Is a home equity loan considered an unsecured loan?

No, a home equity loan is actually considered a secured loan. This is because it is backed by the equity in your home, which serves as collateral for the loan. This means that if you were unable to repay the loan, the lender could potentially foreclose on your home to recoup their losses. In contrast, an unsecured loan does not require any collateral and is based solely on the borrower's creditworthiness. It's always important to fully understand the terms and conditions of any loan you are considering, so be sure to do your research and consult with a financial advisor if needed.


Can you get a home equity loan if your home is paid for?

Absolutely! Home equity loans enable homeowners to get cash out of the equity in their home. As Homeowners pay down their mortgage, they build equity; equity is also built as a home’s value increases. You can borrow against your equity in your home. To check out more about home equity loans visit LendingTree.


What type of refinancing would you do if you already have a home equity loan?

if you have already refied your home you can't do it again. make sure the first loan is paid off and then do it again.


What is the difference between a Home Equity Line of Credit and a Home Equity Loan?
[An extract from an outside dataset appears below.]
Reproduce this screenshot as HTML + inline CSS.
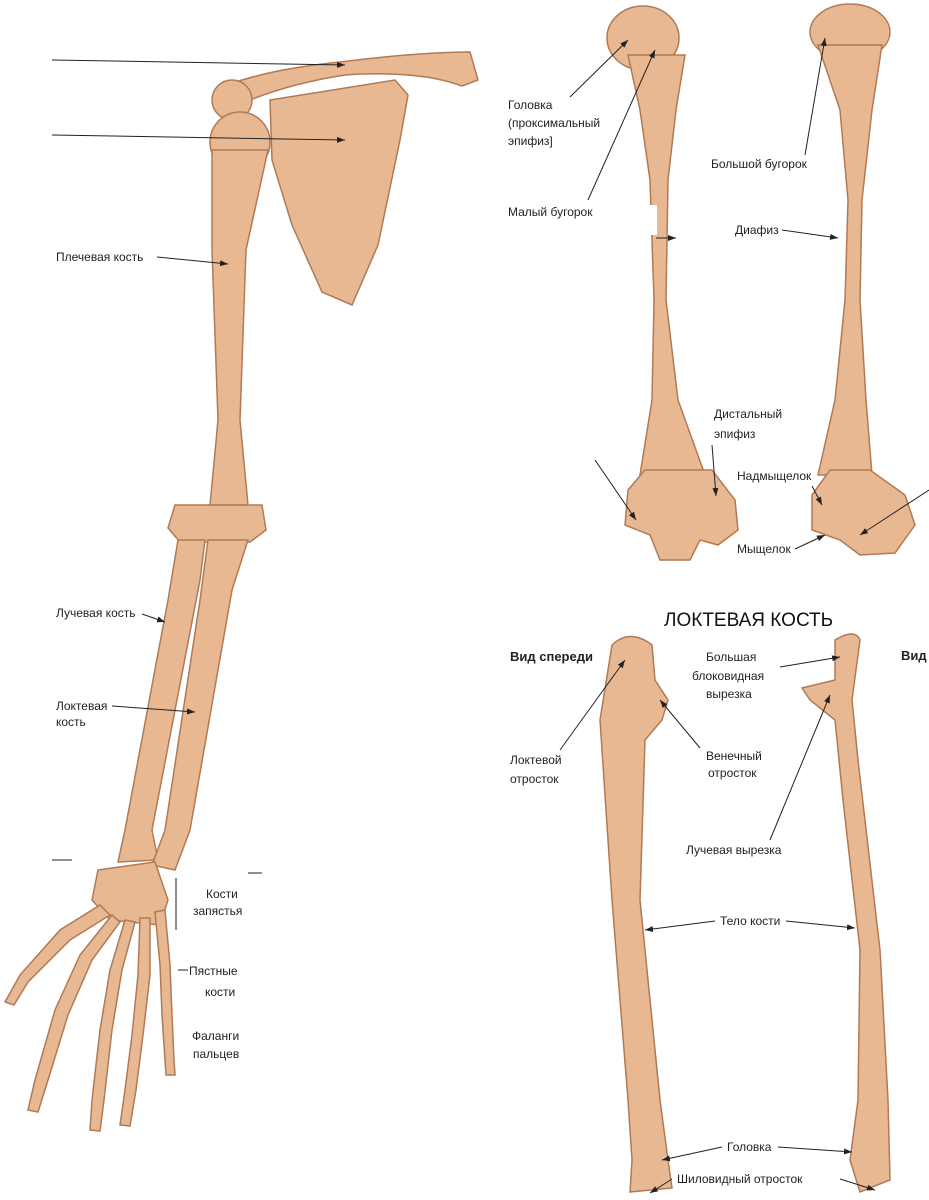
<!DOCTYPE html>
<html><head><meta charset="utf-8"><style>
html,body{margin:0;padding:0;background:#fff;}
svg{display:block;}
text{font-family:"Liberation Sans","DejaVu Sans",sans-serif;font-size:12px;fill:#222;}
.b{fill:#e8b893;stroke:#b07a55;stroke-width:1.5;}
.l{stroke:#222;stroke-width:1;fill:none;}
</style></head><body>
<svg width="929" height="1200" viewBox="0 0 929 1200" xmlns="http://www.w3.org/2000/svg">
<defs><marker id="a" markerWidth="8" markerHeight="6" refX="8" refY="3" orient="auto"><path d="M0,0 L8,3 L0,6 z" fill="#222"/></marker></defs>

<!-- LEFT ARM -->
<path class="b" d="M270,100 L395,80 L408,95 L400,140 L378,245 L352,305 L322,292 L292,225 L272,160 Z"/>
<path class="b" d="M215,90 Q260,70 340,62 Q420,52 470,52 L478,80 L462,86 Q420,70 345,75 Q280,85 232,108 Z"/>
<circle class="b" cx="232" cy="100" r="20"/>
<circle class="b" cx="240" cy="142" r="30"/>
<path class="b" d="M212,150 L268,150 L246,250 L240,420 L248,505 L210,505 L218,420 L212,250 Z"/>
<path class="b" d="M175,505 L262,505 L266,530 L250,542 L180,542 L168,528 Z"/>
<path class="b" d="M178,540 L205,540 L200,580 L152,830 L158,860 L118,862 L125,830 L168,600 Z"/>
<path class="b" d="M208,540 L248,540 L232,590 L190,830 L175,870 L152,865 L165,830 L200,600 Z"/>
<path class="b" d="M98,870 L155,862 L168,900 L160,925 L110,920 L92,900 Z"/>
<g class="b">
<path d="M100,905 L60,930 L20,975 L5,1002 L14,1005 L28,982 L70,940 L110,915 Z"/>
<path d="M112,915 L80,955 L55,1010 L35,1080 L28,1110 L38,1112 L48,1080 L68,1015 L92,960 L120,922 Z"/>
<path d="M125,920 L110,970 L100,1030 L92,1100 L90,1130 L100,1131 L104,1100 L112,1030 L122,970 L135,922 Z"/>
<path d="M140,918 L138,975 L132,1035 L125,1090 L120,1125 L130,1126 L136,1090 L143,1035 L150,975 L150,918 Z"/>
<path d="M155,912 L160,965 L162,1015 L165,1060 L166,1075 L175,1075 L174,1060 L172,1015 L170,965 L165,910 Z"/>
</g>
<line class="l" x1="52" y1="60" x2="345" y2="65" marker-end="url(#a)"/>
<line class="l" x1="52" y1="135" x2="345" y2="140" marker-end="url(#a)"/>
<text x="56" y="261">Плечевая кость</text><line class="l" x1="157" y1="257" x2="228" y2="264" marker-end="url(#a)"/>
<text x="56" y="617">Лучевая кость</text><line class="l" x1="142" y1="614" x2="165" y2="622" marker-end="url(#a)"/>
<text x="56" y="710">Локтевая</text><text x="56" y="726">кость</text><line class="l" x1="112" y1="706" x2="195" y2="712" marker-end="url(#a)"/>
<line class="l" x1="52" y1="860" x2="72" y2="860"/><line class="l" x1="248" y1="873" x2="262" y2="873"/>
<line class="l" x1="176" y1="878" x2="176" y2="930"/>
<text x="206" y="898">Кости</text><text x="193" y="915">запястья</text>
<line class="l" x1="178" y1="970" x2="188" y2="970"/>
<text x="189" y="975">Пястные</text><text x="205" y="996">кости</text>
<text x="192" y="1040">Фаланги</text><text x="193" y="1058">пальцев</text>

<!-- HUMERUS FRONT -->
<ellipse class="b" cx="643" cy="38" rx="36" ry="32"/>
<path class="b" d="M628,55 L685,55 L676,110 L668,180 L666,300 L678,400 L705,475 L640,475 L652,400 L654,300 L650,180 L640,110 Z"/>
<path class="b" d="M628,490 L645,470 L712,470 L735,500 L738,530 L718,545 L700,540 L690,560 L660,560 L650,535 L625,525 Z"/>
<rect x="645" y="205" width="12" height="30" fill="#fff"/>
<!-- HUMERUS BACK -->
<ellipse class="b" cx="850" cy="32" rx="40" ry="28"/>
<path class="b" d="M818,45 L882,45 L872,110 L862,200 L860,300 L866,400 L872,475 L818,475 L835,400 L845,300 L848,200 L840,110 Z"/>
<path class="b" d="M812,495 L830,470 L870,470 L905,495 L915,525 L895,553 L860,555 L840,540 L812,530 Z"/>
<text x="508" y="109">Головка</text><text x="508" y="127">(проксимальный</text><text x="508" y="145">эпифиз]</text>
<line class="l" x1="570" y1="97" x2="628" y2="40" marker-end="url(#a)"/>
<text x="508" y="216">Малый бугорок</text><line class="l" x1="588" y1="200" x2="655" y2="50" marker-end="url(#a)"/>
<line class="l" x1="656" y1="238" x2="676" y2="238" marker-end="url(#a)"/>
<text x="711" y="168">Большой бугорок</text><line class="l" x1="805" y1="155" x2="825" y2="38" marker-end="url(#a)"/>
<text x="735" y="234">Диафиз</text><line class="l" x1="782" y1="230" x2="838" y2="238" marker-end="url(#a)"/>
<text x="714" y="418">Дистальный</text><text x="714" y="438">эпифиз</text><line class="l" x1="712" y1="445" x2="716" y2="496" marker-end="url(#a)"/>
<line class="l" x1="595" y1="460" x2="636" y2="520" marker-end="url(#a)"/>
<text x="737" y="480">Надмыщелок</text><line class="l" x1="812" y1="486" x2="822" y2="505" marker-end="url(#a)"/>
<text x="737" y="553">Мыщелок</text><line class="l" x1="795" y1="549" x2="825" y2="535" marker-end="url(#a)"/>
<line class="l" x1="929" y1="490" x2="860" y2="535" marker-end="url(#a)"/>

<!-- ULNA -->
<text x="664" y="626" style="font-size:19px;fill:#111">ЛОКТЕВАЯ КОСТЬ</text>
<text x="510" y="661" style="font-weight:bold;font-size:13px">Вид спереди</text>
<text x="901" y="660" style="font-weight:bold;font-size:13px">Вид</text>
<path class="b" d="M612,645 Q630,628 652,645 L655,680 L668,700 L662,720 L645,740 L640,900 L660,1100 L668,1160 L672,1188 L630,1192 L632,1160 L628,1100 L612,900 L600,720 Z"/>
<path class="b" d="M835,640 Q855,628 860,640 L852,700 L858,760 L880,950 L888,1100 L890,1180 L860,1192 L850,1160 L858,1100 L860,950 L843,800 L835,720 L810,700 L802,688 L835,680 Z"/>
<text x="706" y="661">Большая</text><text x="692" y="680">блоковидная</text><text x="706" y="698">вырезка</text>
<line class="l" x1="780" y1="667" x2="840" y2="657" marker-end="url(#a)"/>
<text x="510" y="764">Локтевой</text><text x="510" y="783">отросток</text><line class="l" x1="560" y1="750" x2="625" y2="660" marker-end="url(#a)"/>
<text x="706" y="760">Венечный</text><text x="708" y="777">отросток</text><line class="l" x1="700" y1="748" x2="660" y2="700" marker-end="url(#a)"/>
<text x="686" y="854">Лучевая вырезка</text><line class="l" x1="770" y1="840" x2="830" y2="695" marker-end="url(#a)"/>
<text x="720" y="925">Тело кости</text>
<line class="l" x1="715" y1="921" x2="645" y2="930" marker-end="url(#a)"/>
<line class="l" x1="786" y1="921" x2="855" y2="928" marker-end="url(#a)"/>
<text x="727" y="1151">Головка</text>
<line class="l" x1="722" y1="1147" x2="662" y2="1160" marker-end="url(#a)"/>
<line class="l" x1="778" y1="1147" x2="852" y2="1152" marker-end="url(#a)"/>
<text x="677" y="1183">Шиловидный отросток</text>
<line class="l" x1="672" y1="1179" x2="650" y2="1193" marker-end="url(#a)"/>
<line class="l" x1="840" y1="1179" x2="875" y2="1190" marker-end="url(#a)"/>
</svg>
</body></html>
The difference between a home equity loan and a line of credit is that a home equity loan is money that is borrowed against the equitable value of a home, whereas a line of credit is a loan that can used for anything and is not borrowed against the value of a home.


Who do i get my home equity line of credit from and what does home equity line of credit mean?

A Home Equity Line Of Credit (HELOC) is generally granted by a bank or credit union. Equity is the amount of your home that you actually own. For example, if your home is worth $100,000 and you have paid $20,000 in principal, your equity is $20,000. A loan can be made using this equity as collateral. A line of credit for this amount basically means you will be given a checkbook that draws upon the loan.